Speech/Language & Cerebral Dominance Flashcards
What percentage of people (without histories of epilepsy or brain injury) are right-handed?
How many demonstrate right hemispheric dominance?
How do these change following early brain damage? Why?
90%, decreases to about 80% with brain damage.
About 5% (more common among the left-handed), increases to around 20% with brain damage*.
Presumably, these changes occur due to destruction of the centers that originally controlled these processes.
*These numbers are across both groups and are approximate; focus on their relative magnitudes and the directions of their changes.
How is handedness measured?
How is cerebral dominance measured?
Inventories (questionnaires); seeing which hand one writes with.
fMRI, previously intracarotid amobarbital testing (Wada test)
What factors influence the level of laterality of cerebral dominance?
Age: Lateralization increases during puberty, then decreases.
Gender: Males MAY more lateralized than females.
What is a better predictor of cerebral dominance than handedness?
Below what age will (focal) brain damage not affect long-term language development? What other deficits are seen then?
Interestingly, family history of left-handedness may be more strongly predictive.
Below age 5. Prior to age 1, there will be generalized cognitive deficit. Between 1 and 5, there will be visual-spatial deficit (crowding).
Describe the four discussed speech disorders.
How are they different from language disorders?
Mutism: Absence of speech (may be intellectual, from anxiety, frontal lobe injury…)
Aphonia: Physical inability to vocalize (disruption of innervation)
Aphemia: Impaired articulation (can produce sounds)
Dysarthria: Impaired speech (eg slurring)
Speech disorders are malfunctions of the muscles of speech. Aphasias involve impairment of higher linguistic functions.
What factors are considered in evaluating language disorders (aphasias)?
How can you assess these criteria?
Fluency (words per utterance, grammar, prosody), Auditory comprehension, and repetition of speech.
Presenting a visual scene and asking the patient about it can facilitate assessment of these.
What are paraphrasias? In what conditions are they seen?
Why might emotional speech be preserved?
Substitutions of words for others (instead of “chair”: table or hair). Seen in Wernicke’s, Transcortical Sensory, and Conduction aphasias.
Apparently, this is handled by other brain regions.
Around what structure are most of the speech-related centers located? Name some of these areas.
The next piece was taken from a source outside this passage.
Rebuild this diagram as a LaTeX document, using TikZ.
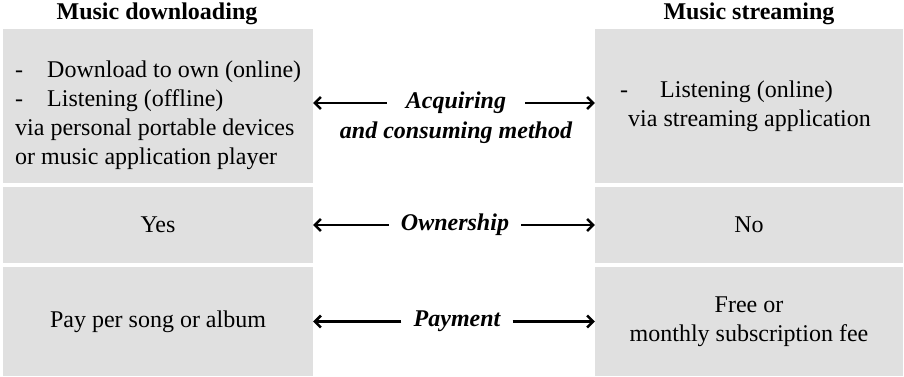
\documentclass[tikz,border=0pt]{standalone}
\usepackage{fontspec}
\setmainfont{Liberation Serif}
\usetikzlibrary{arrows.meta,positioning}
\definecolor{cellgray}{RGB}{224,224,224}
\tikzset{
  cell/.style={fill=cellgray, draw=none, inner sep=0pt},
  lbl/.style={font=\fontsize{24}{29}\selectfont\bfseries\itshape, inner xsep=12pt, inner ysep=0pt},
  arr/.style={-{Straight Barb[length=6pt,width=12pt,line width=2.5pt]}, line width=2.5pt}
}
\begin{document}
\begin{tikzpicture}[x=1pt,y=-1pt,font=\fontsize{24}{29}\selectfont]
\useasboundingbox (0,0) rectangle (904,376);

% headings
\node[font=\fontsize{24}{29}\selectfont\bfseries] (hdl) at (157,14) {Music downloading};
\node[font=\fontsize{24}{29}\selectfont\bfseries] (hst) at (749,14) {Music streaming};

% grey cells
\node[cell, minimum width=310pt, minimum height=154pt] (dl1) at (158,106) {};
\node[cell, minimum width=310pt, minimum height=76pt] (dl2) at (158,225) {};
\node[cell, minimum width=310pt, minimum height=109pt] (dl3) at (158,321.5) {};
\node[cell, minimum width=308pt, minimum height=154pt] (st1) at (749,106) {};
\node[cell, minimum width=308pt, minimum height=76pt] (st2) at (749,225) {};
\node[cell, minimum width=308pt, minimum height=109pt] (st3) at (749,321.5) {};

% cell texts
\node[anchor=west, align=left, inner sep=0pt] (dltxt) at (15,115)
  {\makebox[32pt][l]{-}Download to own (online)\\
   \makebox[32pt][l]{-}Listening (offline)\\
   via personal portable devices\\
   or music application player};
\node[anchor=west, align=left, inner sep=0pt] (sttxt) at (620,106)
  {\makebox[40pt][l]{-}Listening (online)\\
   \hspace*{8pt}via streaming application};
\node (yes) at (dl2) {Yes};
\node (no) at (st2) {No};
\node (pay) at (dl3) {Pay per song or album};
\node[align=center] (fee) at (st3) {Free or\\monthly subscription fee};

% middle labels
\node[lbl, inner xsep=19pt] (acq) at (456,103) {Acquiring};
\node[lbl, inner xsep=0pt, below=8pt of acq] (acq2) {and consuming method};
\node[lbl] (own) at (455,225) {Ownership};
\node[lbl] (paym) at (457,321.5) {Payment};

% arrows
\draw[arr] (acq.west) -- (acq -| dl1.east);
\draw[arr] (acq.east) -- (acq -| st1.west);
\draw[arr] (own.west) -- (own -| dl2.east);
\draw[arr] (own.east) -- (own -| st2.west);
\draw[arr] (paym.west) -- (paym -| dl3.east);
\draw[arr] (paym.east) -- (paym -| st3.west);

\end{tikzpicture}
\end{document}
What is the band of white matter that connects Broca’s and Wernicke’s areas?
The sylvian fissure. Consider Broca’s & Wernicke’s areas (articulation and storage/recognition), the temporal lobe (semantics), frontal lobe (language retrieval/initiation), and parietal (object recognition).
The arcuate fasciculus. IMPORTANT: A patient with sensory cortex loss can still repeat words back because of this connection.
Global Aphasia
What does it result from?
How are fluency, language comprehension, and repetition affected?
Global Aphasia
Results from lesion of both anterior and posterior speech regions.
All three are affected.
Isolation Aphasia
What does it result from?
How are fluency, language comprehension, and repetition affected?
Isolation Aphasia
Lesions of both motor and sensory regions, leaving core speech zones (Wernicke’s and Broca’s) intact.
Fluency lost, comprehension lost, but repetition okay.
Broca’s Aphasia
What does it result from?
How are fluency, language comprehension, and repetition affected?
Broca’s Aphasia
Lesion of Broca’s area on the dominant side (loss of motor component).
Fluency is lost (can’t initiate), comprehension OK, repetition lost.
Transcortical Motor Aphasia
What does it result from?
How are fluency, language comprehension, and repetition affected?
Transcortical Motor Aphasia
Lesion of the premotor region or SMA. Patient can’t initiate speech.
Fluency lost, comprehension & repetition OK.
Wernicke’s Aphasia
What does it result from?
How are fluency, language comprehension, and repetition affected?
Wernicke’s Aphasia
Lesion of Wernicke’s area on the dominant side. Patient can speak, but only produces gibberish.
Fluency OK, comprehension & repetition lost.
Transcortical Sensory Aphasia
What does it result from?
How are fluency, language comprehension, and repetition affected?
Transcortical Sensory Aphasia
Lesions of the angular gyrus or posterior/inferior temporal lobule.
Fluency and repetition OK, comprehension lost.
Conduction Aphasia
What does it result from?
How are fluency, language comprehension, and repetition affected?
Conduction Aphasia
Damage to the arcuate fasciculus.
Fluency and comprehension OK, but repetition lost.